CVMI-Lab / PAConv

(CVPR 2021) PAConv: Position Adaptive Convolution with Dynamic Kernel Assembling on Point Clouds
Apache License 2.0
287 stars 40 forks source link

issue with classification #22

Closed rabbiahassan closed 3 years ago

rabbiahassan commented 3 years ago

Hello ! your work is very interesting.When I tried to put the classification model on training it doesn't show any error,but it does get stuck here and doesn't proceed forward.Please tell me what is this issue? Thanks for your time. image

mutianxu commented 3 years ago

Hi,

Since our cuda_kernel runs in a multi-thread parallel strategy, only 2 gpus may not be able to serve for the need of paralleled threads.

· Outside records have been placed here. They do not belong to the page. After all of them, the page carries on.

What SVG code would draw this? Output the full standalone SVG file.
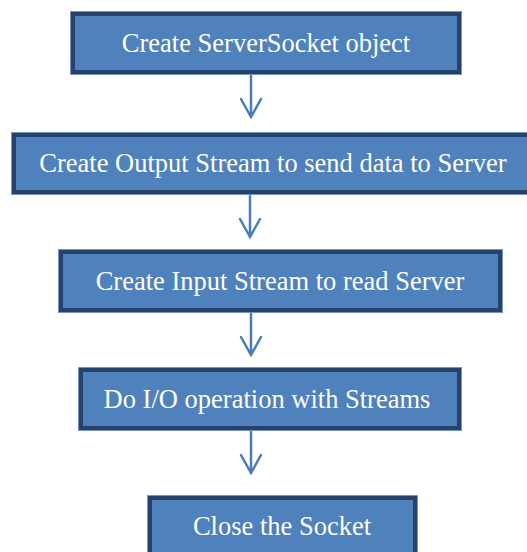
<svg xmlns="http://www.w3.org/2000/svg" width="527" height="552" viewBox="0 0 527 552">
<style>
.box{fill:#4f81bd;stroke:#7393c0;stroke-width:1}
.bd{fill:none;stroke:#26426a;stroke-width:4}
.t{font-family:"Liberation Serif","Times New Roman",serif;font-size:26.5px;fill:#ffffff;text-anchor:middle}
.c{fill:none;stroke:#4a7ebb;stroke-width:2.5;stroke-linecap:round;stroke-linejoin:miter}
</style>
<rect width="527" height="552" fill="#ffffff"/>
<g id="node1">
<rect class="box" x="70.5" y="11.5" width="391" height="63"/>
<rect class="bd" x="73" y="14" width="386" height="58"/>
<text class="t" x="266" y="52">Create ServerSocket object</text>
</g>
<g id="node2">
<rect class="box" x="11.5" y="132.5" width="530" height="62"/>
<rect class="bd" x="14" y="135" width="525" height="57"/>
<text class="t" x="273" y="172">Create Output Stream to send data to Server</text>
</g>
<g id="node3">
<rect class="box" x="58.5" y="249.5" width="444" height="63"/>
<rect class="bd" x="61" y="252" width="439" height="58"/>
<text class="t" x="280" y="290">Create Input Stream to read Server</text>
</g>
<g id="node4">
<rect class="box" x="78.5" y="367.5" width="383" height="63"/>
<rect class="bd" x="81" y="370" width="378" height="58"/>
<text class="t" x="267" y="408">Do I/O operation with Streams</text>
</g>
<g id="node5">
<rect class="box" x="147.5" y="495.5" width="270" height="70"/>
<rect class="bd" x="150" y="498" width="265" height="65"/>
<text class="t" x="282" y="535">Close the Socket</text>
</g>
<g id="connectors">
<path class="c" d="M251 76V117M241 99L251 117L261 99"/>
<path class="c" d="M250 196V237M240 219L250 237L260 219"/>
<path class="c" d="M251 314V355M241 337L251 355L261 337"/>
<path class="c" d="M251 432V473M241 455L251 473L261 455"/>
</g>
</svg>
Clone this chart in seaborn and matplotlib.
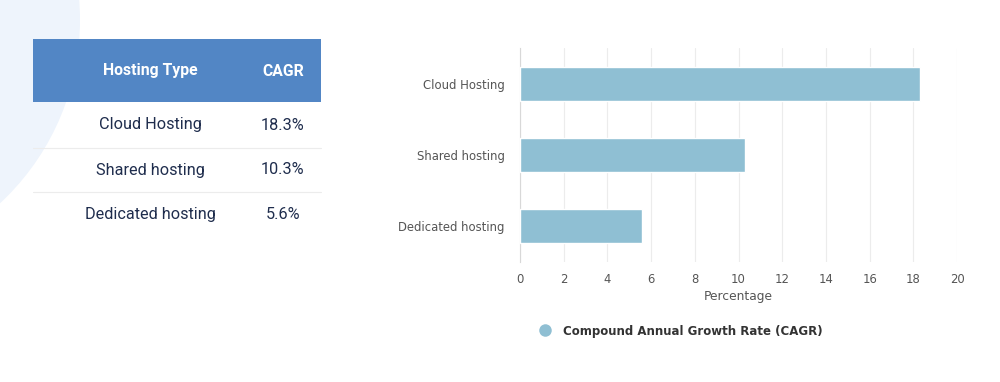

To solve this issue, you may try to run it on more gpus; or try smaller batch_size (this probably causes performance drop due to not the best batch_size setting, but need less thread).

rabbiahassan commented 3 years ago

Thanks for the response. I reduced the batch size to even minimum but still it doesn't work.I think this issue is not related to the batch size or heavy computation.I am attaching the memory status of gpu alongwith. I think it gets stuck somewhere but doesn't show any error. image

mutianxu commented 3 years ago

Ok, if this is the first time you run your classification code, please wait for some time (about 1-2minutes, depending on the hardware) for compiling the CUDA op.

Also, after you finish compiling, if it stucks again at loss.backward caused by the limited threads, please solve it by reducing the batch_size or using more gpus.

rabbiahassan commented 3 years ago

Thanks for your response again. I have reduced batch size to even 4 but still it doesnt work. I am attaching the gpu usage screenshot as well.I think it gets stuck even before,(because its not even using gpu to the full capacity). image

mutianxu commented 3 years ago

Does it keep stuck? Have you waited for more than 2 minutes?

rabbiahassan commented 3 years ago

Yes it does.I have waited for five hours.It just doesn't proceed an inch.

mutianxu commented 3 years ago

Ok, I have just run the code and the program runs normally with normal speed, while I use 4 3090Ti gpus or 4 2080Ti gpus under original batch_size.

As shown in your picture, I can make sure that the code is OK and you have compiled the cuda lib.

So as I mentioned before, this is caused by the very limited thread provided by your GPU (not only depended on the number of gpus but also the type of gpus).

What you can do now is to run on more gpus or better gpus to support our cuda_kernel.

meiqing0417 commented 2 years ago

Excuse me, I also encountered this problem. Is it solved now?

brunotecgraf commented 2 years ago

Excuse me, I also encountered this problem. Is it solved now?

For me using the pointnet option worked!